Reducing the annual deficit to 3% of GDP sounds modest, but with current projections from the CBO placing it near 6.5%, this would be a dramatic fiscal tightening. That likely means cuts to federal programs or major restructuring of entitlements. The Trump-Bessent duo is betting on efficiency, not austerity — aiming to flatten bureaucratic costs rather than eliminate key services. Still, these cuts will be politically painful. And if revenue doesn’t rise (via growth or tax reform), the math doesn’t work.

Critics, including those from the Center for American Progress, warn that deficit reduction on this scale could gut anti-poverty programs or middle-class benefits, triggering backlash in 2026 and beyond.

3 Million Barrels of Oil: Energy Policy as Economic Policy

The third leg of the plan — boosting domestic oil production by 3 million barrels per day — is as much about inflation control as it is energy independence. The U.S. already leads the world in oil production at around 13 million barrels/day. Bessent wants to raise that to 16 million, a 25% increase. That would lower gas prices, fight inflation, and create jobs — all of which feed back into GDP growth.

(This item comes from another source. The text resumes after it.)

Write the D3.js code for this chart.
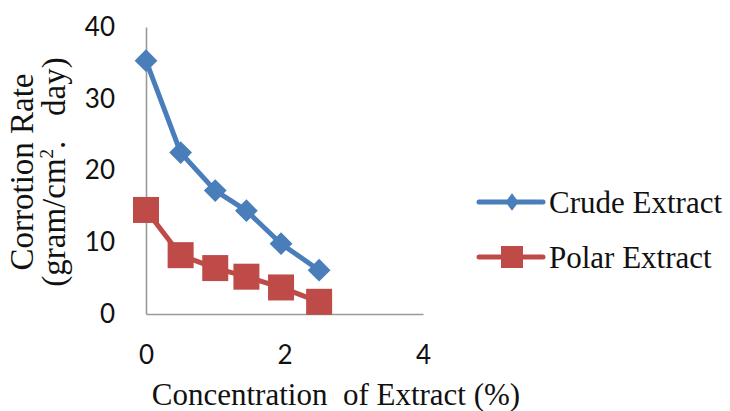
<!DOCTYPE html>
<html>
<head>
<meta charset="utf-8">
<script src="https://cdn.jsdelivr.net/npm/d3@7"></script>
<style>
  body { margin: 0; background: #fff; }
</style>
</head>
<body>
<div id="chart"></div>
<script>
const width = 730;
const height = 411;

// data
const concentration = [0, 0.5, 1, 1.45, 1.95, 2.5];
const crudeRate = [35.3, 22.5, 17.2, 14.4, 9.8, 6.1];
const polarRate = [14.5, 8.2, 6.4, 5.2, 3.7, 1.7];
const xTicks = [0, 2, 4];
const yTicks = [0, 10, 20, 30, 40];
const seriesNames = ["Crude Extract", "Polar Extract"];
const colors = ["#4a7ebb", "#be4b48"];

const svg = d3.select("#chart").append("svg").attr("width", width).attr("height", height);

const x = d3.scaleLinear().domain([0, 4]).range([146, 423]);
const y = d3.scaleLinear().domain([0, 40]).range([314, 27]);

const tickFont = "Lato, 'Open Sans', sans-serif";
const titleFont = "'Liberation Serif', 'Times New Roman', serif";

// axes
const yAxis = svg.append("g").attr("transform", `translate(${x(0)},0)`)
  .call(d3.axisLeft(y).tickValues(yTicks).tickFormat(d3.format("d")).tickSize(0).tickPadding(31));
const xAxis = svg.append("g").attr("transform", `translate(0,${y(0)})`)
  .call(d3.axisBottom(x).tickValues(xTicks).tickFormat(d3.format("d")).tickSize(0).tickPadding(32));

[xAxis, yAxis].forEach((g) => {
  g.select(".domain").attr("stroke", "#9a9a9a").attr("stroke-width", 1.6);
  g.selectAll("text").attr("font-family", tickFont).attr("font-size", 26).attr("fill", "#111");
});

// axis titles
svg.append("text")
  .attr("x", 336).attr("y", 405)
  .attr("text-anchor", "middle")
  .attr("font-family", titleFont).attr("font-size", 31).attr("fill", "#111")
  .attr("xml:space", "preserve")
  .text("Concentration  of Extract (%)");

const yTitle = svg.append("text")
  .attr("transform", "translate(33,172) rotate(-90)")
  .attr("text-anchor", "middle")
  .attr("font-family", titleFont).attr("font-size", 33).attr("fill", "#111");
yTitle.append("tspan").attr("x", 0).attr("y", 0).text("Corrotion Rate");
const t2 = yTitle.append("tspan").attr("x", 0).attr("dy", 32).attr("xml:space", "preserve");
t2.append("tspan").text("(gram/cm");
t2.append("tspan").attr("font-size", 19).attr("dy", -12).text("2");
t2.append("tspan").attr("dy", 12).text(".   day)");

// series
const series = [crudeRate, polarRate];
const line = d3.line().x((d, i) => x(concentration[i])).y((d) => y(d));

series.forEach((vals, s) => {
  svg.append("path")
    .datum(vals)
    .attr("d", line)
    .attr("fill", "none")
    .attr("stroke", colors[s])
    .attr("stroke-width", 5)
    .attr("stroke-linejoin", "round");
});

// crude markers: diamonds
svg.selectAll(".crude")
  .data(crudeRate)
  .enter().append("path")
  .attr("d", d3.symbol(d3.symbolDiamond2, 330))
  .attr("transform", (d, i) => `translate(${x(concentration[i])},${y(d)})`)
  .attr("fill", colors[0]);

// polar markers: squares
svg.selectAll(".polar")
  .data(polarRate)
  .enter().append("rect")
  .attr("x", (d, i) => x(concentration[i]) - 13)
  .attr("y", (d) => y(d) - 13)
  .attr("width", 26).attr("height", 26)
  .attr("fill", colors[1]);

// legend
const legend = svg.append("g");
[202, 257].forEach((ly, s) => {
  legend.append("line")
    .attr("x1", 479).attr("x2", 543).attr("y1", ly).attr("y2", ly)
    .attr("stroke", colors[s]).attr("stroke-width", 5).attr("stroke-linecap", "round");
  if (s === 0) {
    legend.append("path")
      .attr("d", d3.symbol(d3.symbolDiamond2, 150))
      .attr("transform", `translate(512,${ly}) scale(0.85,1.15)`)
      .attr("fill", colors[s]);
  } else {
    legend.append("rect")
      .attr("x", 501).attr("y", ly - 11).attr("width", 22).attr("height", 22)
      .attr("fill", colors[s]);
  }
  legend.append("text")
    .attr("x", 549).attr("y", ly + 11)
    .attr("font-family", titleFont).attr("font-size", 31).attr("fill", "#111")
    .text(seriesNames[s]);
});
</script>
</body>
</html>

But the risks are real: destabilizing oil prices, supply gluts, and environmental blowback. More drilling also threatens to upend delicate geopolitical balances with OPEC, Russia, and China. Still, if the administration succeeds in unleashing the fossil fuel sector — while avoiding a public relations nightmare — it could spark the economic surge they need to hit the 3% growth mark.

Will the Fed Play Along?

One wildcard in all of this is monetary policy. The 3-3-3 plan banks on medium- and long-term interest rates falling, which would ease debt service costs and make private borrowing more attractive. There’s already speculation of behind-the-scenes pressure on the Federal Reserve to lower rates or maintain a dovish posture. The Fed did show signs of this in late 2024, cutting rates despite moderate inflation. If growth softens just enough, it could give the FOMC political cover to do it again.

But that brings credibility risks — if markets perceive the Fed as too politicized, the long-term cost of capital could rise, not fall.

Wrap Up

The 3-3-3 plan is classic Trumpism with a technocratic twist. It embraces market fundamentals, avoids traditional austerity, and bets big on oil and deregulation. It’s as much a message to investors as it is to voters: America is serious about growth and won’t let debt sink the ship.

Still, hitting all three targets will be tough. Even achieving two — say, moderate deficit reduction and oil expansion — would be a win by Washington standards. And even partial success could stabilize the debt curve, improve investor confidence, and give the administration momentum heading into 2026.